In-Situ Thermal Bridge Evaluation of a Building Using Bayesian Inference With Measured Infrared Thermography

Abstract

Abstract Useful thermal bridge performance indicators (ITBs) of existing buildings may differ from calculated thermal bridge performance derived theoretically due to actual construction conditions, such as irregular shapes and aging. To fill this gap practically, a more realistic quantitative evaluation of thermal bridge on-site needs to be considered to identify thermal behaviors throughout exterior walls and thus improve the overall insulation performance of buildings.
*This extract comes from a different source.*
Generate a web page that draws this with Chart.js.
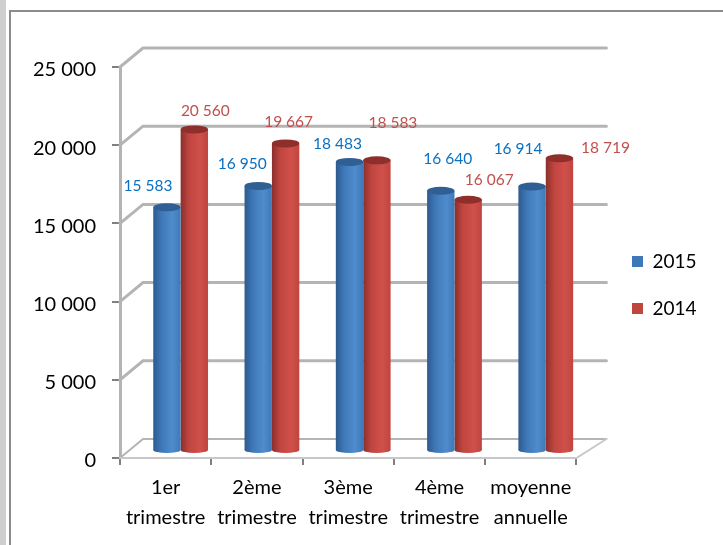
<!DOCTYPE html>
<html lang="fr">
<head>
    <meta charset="UTF-8">
    <title>Trimestres 2015 / 2014</title>
    <script src="https://cdn.jsdelivr.net/npm/chart.js"></script>
    <style>
        html, body { margin: 0; padding: 0; background: #fff; overflow: hidden; }
        #page { position: relative; width: 723px; height: 545px; }
        #band { position: absolute; left: 0; top: 0; width: 6px; height: 545px; background: #cfcfcf; }
        #frame { position: absolute; left: 9px; top: 10px; width: 714px; height: 535px; border-left: 2px solid #8c8c8c; border-top: 2px solid #8c8c8c; box-sizing: border-box; }
        canvas { position: absolute; left: 0; top: 0; }
    </style>
</head>
<body>
<div id="page">
    <div id="band"></div>
    <div id="frame"></div>
    <canvas id="chart" width="723" height="545"></canvas>
</div>
<script>
    const categories = [['1er', 'trimestre'], ['2ème', 'trimestre'], ['3ème', 'trimestre'], ['4ème', 'trimestre'], ['moyenne', 'annuelle']];
    const values2015 = [15583, 16950, 18483, 16640, 16914];
    const values2014 = [20560, 19667, 18583, 16067, 18719];
    const yTicks = [0, 5000, 10000, 15000, 20000, 25000];

    // label placement relative to the top of each bar
    const labelShift2015 = [[-19, -21], [-16, -22], [-12, -18], [7, -32], [-14, -37]];
    const labelShift2014 = [[11, -18], [3, -21], [16, -37], [21, -20], [46, -10]];

    const FONT = 'Lato, "Open Sans", sans-serif';
    const depthX = 23, depthY = 19;   // back wall offset
    const barX = 15, barY = -7;       // bars stand mid way on the floor

    const spaced = v => String(v).replace(/\B(?=(\d{3})+$)/g, ' ');

    function barGradient(colors, flat) {
        return ctx => {
            const chart = ctx.chart;
            if (ctx.dataIndex === undefined || !chart.chartArea) return flat;
            const x = chart.scales.x;
            const w = (x.width / categories.length) * 0.3;
            const left = x.getPixelForValue(ctx.dataIndex) + (ctx.datasetIndex === 0 ? -w : 0);
            const g = chart.ctx.createLinearGradient(left, 0, left + w, 0);
            g.addColorStop(0, colors[0]);
            g.addColorStop(0.3, colors[1]);
            g.addColorStop(0.7, colors[2]);
            g.addColorStop(1, colors[1]);
            return g;
        };
    }

    // grey back wall, floor and side lines, from the y scale
    const wall = {
        id: 'wall',
        afterLayout(chart) {
            const lg = chart.legend;
            lg.left = 604;
            lg.right = 723;
            lg.top -= 21;
            lg.bottom -= 21;
        },
        beforeDatasetsDraw(chart) {
            const c = chart.ctx, a = chart.chartArea, y = chart.scales.y;
            c.save();
            c.lineCap = 'round';
            yTicks.forEach(t => {
                const py = y.getPixelForValue(t);
                c.strokeStyle = '#b4b4b4';
                c.lineWidth = t === 0 ? 2 : 3;
                c.beginPath();
                c.moveTo(a.left, py);
                c.lineTo(a.left + depthX, py - depthY);
                c.lineTo(a.right + depthX + 7, py - depthY);
                c.stroke();
            });
            // floor
            const py = y.getPixelForValue(0);
            c.strokeStyle = '#c8c8c8';
            c.lineWidth = 2;
            c.beginPath();
            c.moveTo(a.left, py);
            c.lineTo(a.right, py);
            c.lineTo(a.right + depthX + 7, py - depthY);
            c.stroke();
            c.restore();
            c.save();
            c.translate(barX, barY);
        },
        afterDatasetDraw(chart, args) {
            const c = chart.ctx;
            const base = chart.scales.y.getPixelForValue(0);
            const dark = args.index === 0 ? '#2f5f93' : '#8f2f2c';
            args.meta.data.forEach(el => {
                const r = el.width / 2;
                c.fillStyle = el.options.backgroundColor;
                c.beginPath();
                c.ellipse(el.x, base - 1, r, 3, 0, 0, Math.PI * 2);
                c.fill();
                c.fillStyle = dark;
                c.beginPath();
                c.ellipse(el.x, el.y, r, 4, 0, 0, Math.PI * 2);
                c.fill();
            });
        },
        afterDatasetsDraw(chart) {
            const c = chart.ctx;
            c.textAlign = 'center';
            c.textBaseline = 'middle';
            c.font = '15.5px ' + FONT;
            chart.data.datasets.forEach((ds, i) => {
                const shift = i === 0 ? labelShift2015 : labelShift2014;
                c.fillStyle = i === 0 ? '#0a70c2' : '#c0504d';
                chart.getDatasetMeta(i).data.forEach((el, j) => {
                    c.fillText(spaced(ds.data[j]), el.x + shift[j][0], el.y + shift[j][1]);
                });
            });
            c.restore();
        }
    };

    new Chart(document.getElementById('chart'), {
        type: 'bar',
        data: {
            labels: categories,
            datasets: [
                { label: '2015', data: values2015, backgroundColor: barGradient(['#2c5a8e', '#3f78b8', '#4f8ccc'], '#4f81bd') },
                { label: '2014', data: values2014, backgroundColor: barGradient(['#8a2f2c', '#c0453f', '#d0504c'], '#c0504d') }
            ]
        },
        options: {
            responsive: false,
            animation: false,
            events: [],
            layout: { padding: { top: 67, right: 44 } },
            datasets: { bar: { categoryPercentage: 0.6, barPercentage: 1 } },
            plugins: {
                tooltip: { enabled: false },
                title: { display: false },
                legend: {
                    position: 'right',
                    labels: {
                        boxWidth: 11,
                        boxHeight: 11,
                        padding: 28,
                        color: '#000',
                        font: { family: FONT, size: 19 }
                    }
                }
            },
            scales: {
                x: {
                    afterFit(s) { s.height = 87; },
                    grid: { drawOnChartArea: false, color: '#7f7f7f', lineWidth: 2, tickLength: 7, offset: true },
                    border: { color: '#c8c8c8', width: 2 },
                    ticks: { color: '#000', padding: 8, maxRotation: 0, autoSkip: false, font: { family: FONT, size: 20, lineHeight: 1.5 } }
                },
                y: {
                    min: 0,
                    max: 25000,
                    afterFit(s) { s.width = 120; },
                    afterBuildTicks(s) { s.ticks = yTicks.map(v => ({ value: v })); },
                    grid: { drawOnChartArea: false, color: '#7f7f7f', lineWidth: 2, tickLength: 8 },
                    border: { color: '#b4b4b4', width: 3 },
                    // empty first line pushes the number a little below its tick
                    ticks: { color: '#000', padding: 16, callback: v => ['', spaced(v)], font: { family: FONT, size: 20, lineHeight: 0.3 } }
                }
            }
        },
        plugins: [wall]
    });
</script>
</body>
</html>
In this study, a case study is conducted using an infrared thermal imaging method to evaluate the thermal bridge of an existing building practically. The study's main purpose is to review the thermal bridge performance indicators measured by the steady-state model under field conditions in terms of convergence and uncertainty. Bayesian Markov Chain Monte Carlo (MCMC) is used to examine the validity of the results by deriving evaluation results in the form of distribution, including uncertainty. After the measurement was completed, an analysis of the results was conducted. As a result of measurement for 3 days, it was found that the thermal bridge part had 1.221 times more heat loss than the non-thermal bridge part, which showed a 6.7% deviation from the numerical method. However, the uncertainty was 0.225 (18.4%, CI 95%), a large figure. This is due to the influence of field conditions and shows the limitations of the steady-state measurement model. Regarding the convergence of the results, the measurement results were found to converge continuously as the measurement time increased. This suggests that valid results can be obtained in the field if the measurement is performed for a sufficient time, even with a thermal bridge measurement method assuming a steady-state.